Construction With Cookies – Day Five

Willie the electrician arrived shortly after 8 a.m. and my worker bees arrived soon after.  They got right to work and we left for the gym.  Later, when we struggled out of the car back at home, we could hear the nail gun banging and the reciprocating saw screaming through wood before we even reached the front door.  Angus spent most of his morning in the only cave he could find.


At one point the racket was so loud I wanted to find a cave myself, and for a few intense moments when the nail gun was blasting over and over and over, my hands shook when I added ingredients to yesterday’s construction cookie – brownies, which are again, technically not cookies.  But if you can eat them without a fork I’m going to call them a cookie.


Normally I might have spent part of the day cleaning.  With everything that’s been going on, cleaning should have been high on my list.  I could see dusty boot prints from the front door to the stairway, the stairs were covered in sawdust which is tracked and mixed in with the boot prints and on top of that, it’s been so warm Angus comes in with wet, muddy paws after each time he goes out and adds his mix of grime to everything else.  However, I didn’t see any point to cleaning when every day is a shower of sawdust, worker bees are walking outside for a tool, back in to work, outside for a tool, back in to work.  And then there’s me.  I keep spilling more and more flour on the floor when I bake.  Anyway, those noises were making me so jumpy yesterday I needed even more distraction, so in between baking brownies I baked cheese and pepper bread.

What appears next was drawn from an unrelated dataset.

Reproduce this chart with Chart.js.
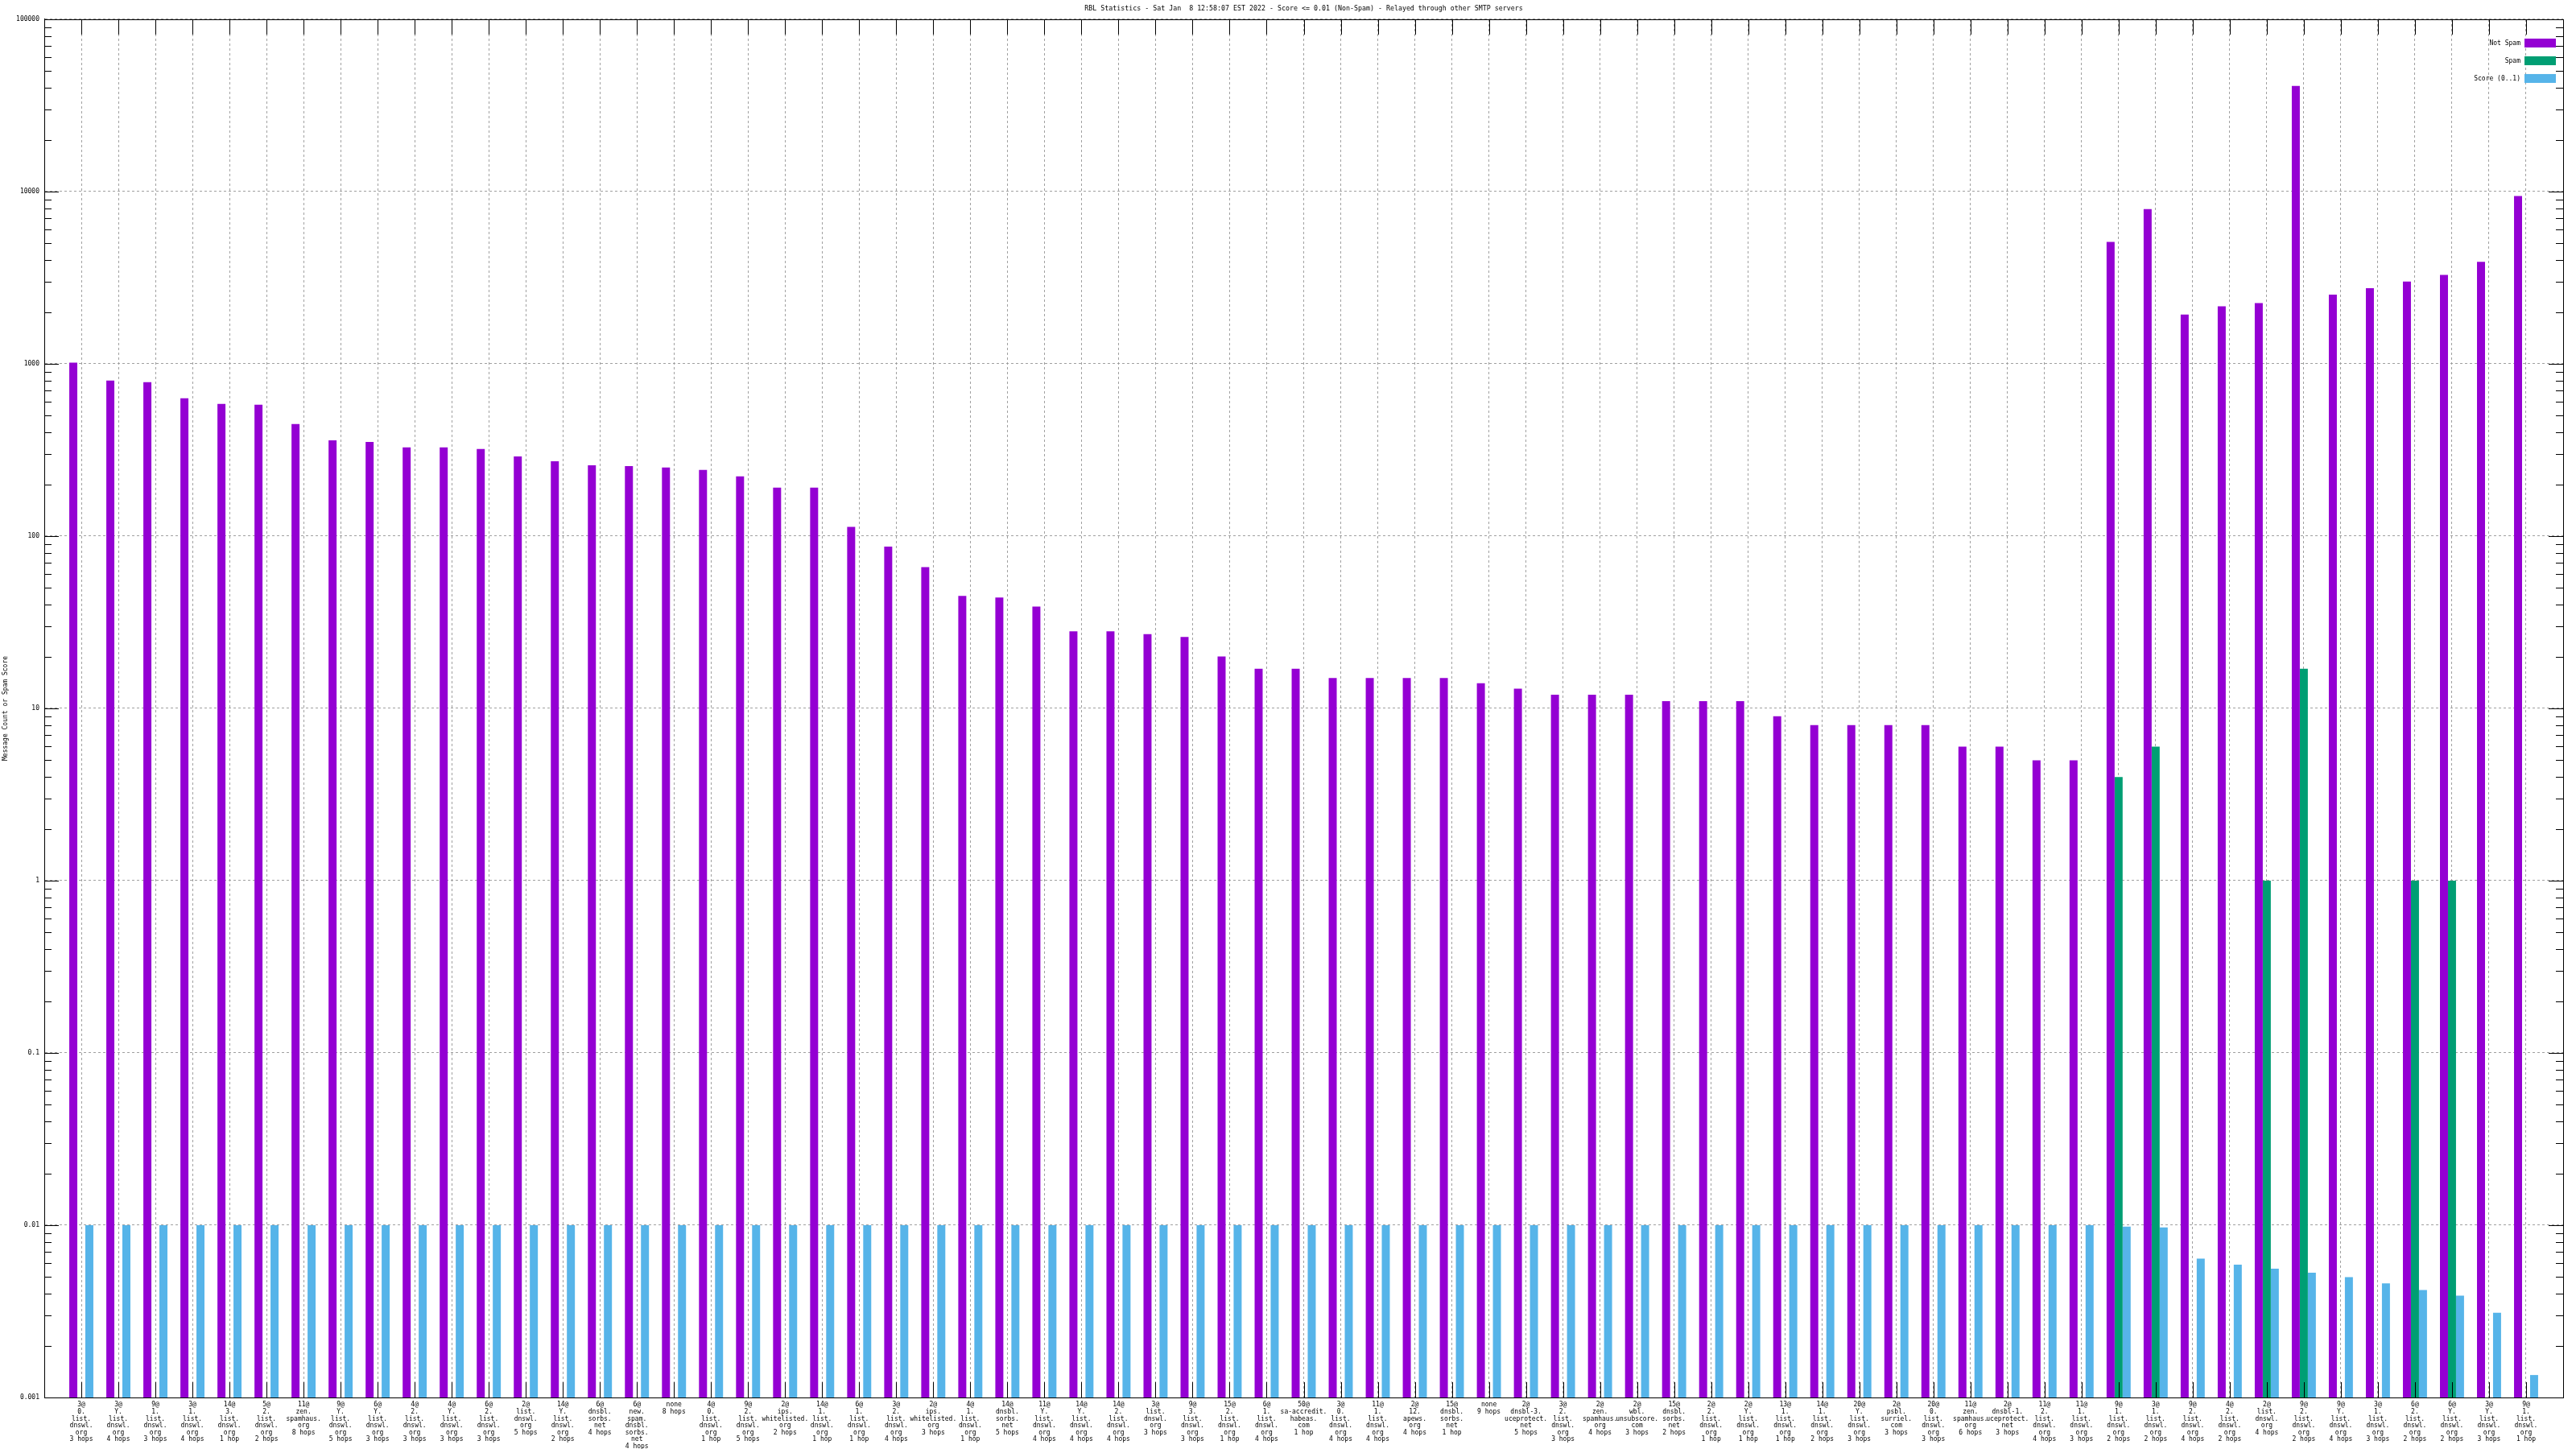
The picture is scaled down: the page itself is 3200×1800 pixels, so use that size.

While there was a lull in the action and Willie was out eating lunch, Dean brought him a fossil from his own collection.  


I think he was just so happy that somebody was interested in his rocks and fossils that he wanted another excuse to talk rocks.  It turns out Willie has his own rock collection which I’m sure raised him to almost saintly status in Dean’s estimation.



After Dean got his geology fix, and work began again in the basement, we took Angus and Baxter for their daily walk.  It was so warm and felt so spring-like that that the pathway was busy with lots and lots of other walkers.    


And even better, there were no sounds of blasting nail-guns or earsplitting saws ripping through wood.  We were enjoying the sounds of silence so much we prolonged them as long as possible by stopping at the local brewery on the way home and drinking a comforting beer.

When we finally got home, the workday had ended, and the only trace of my worker bees was an empty plate in the sink sprinkled with brownie crumbs.   The joists had been insulated, the framing was all completed, there are boxes for plug-ins, cans for recessed lights, switches to turn those lights off and on, and phone jacks because yes, we did finally cut the cable.  The post was still in the middle of the room but I think the worker bees are waiting for the bracket/brace/I can’t remember what they called it to come in, and when it does they will attach it to the new beam somehow for additional support.  Then they will remove the post.  I think.  And I think maybe then there will be a bit more electrical work.   Pretty sure.  After that the drywall will be hung and textured and painted.  I'm almost positive.  Honestly, they tell me things but when I try to pass it on to Dean, I can’t remember half the details. 





I am sure, though, that we will have a two-day break from the banging and sawing and buzzing and all those construction noises.  I might even take a break from blogging.  Unfortunately, I probably shouldn’t take any more breaks from cleaning.  But I will almost definitely give myself a break from baking because I always taste everything I bake before I give it to my worker bees to make sure it’s okay and frankly, I can’t take much more sugar.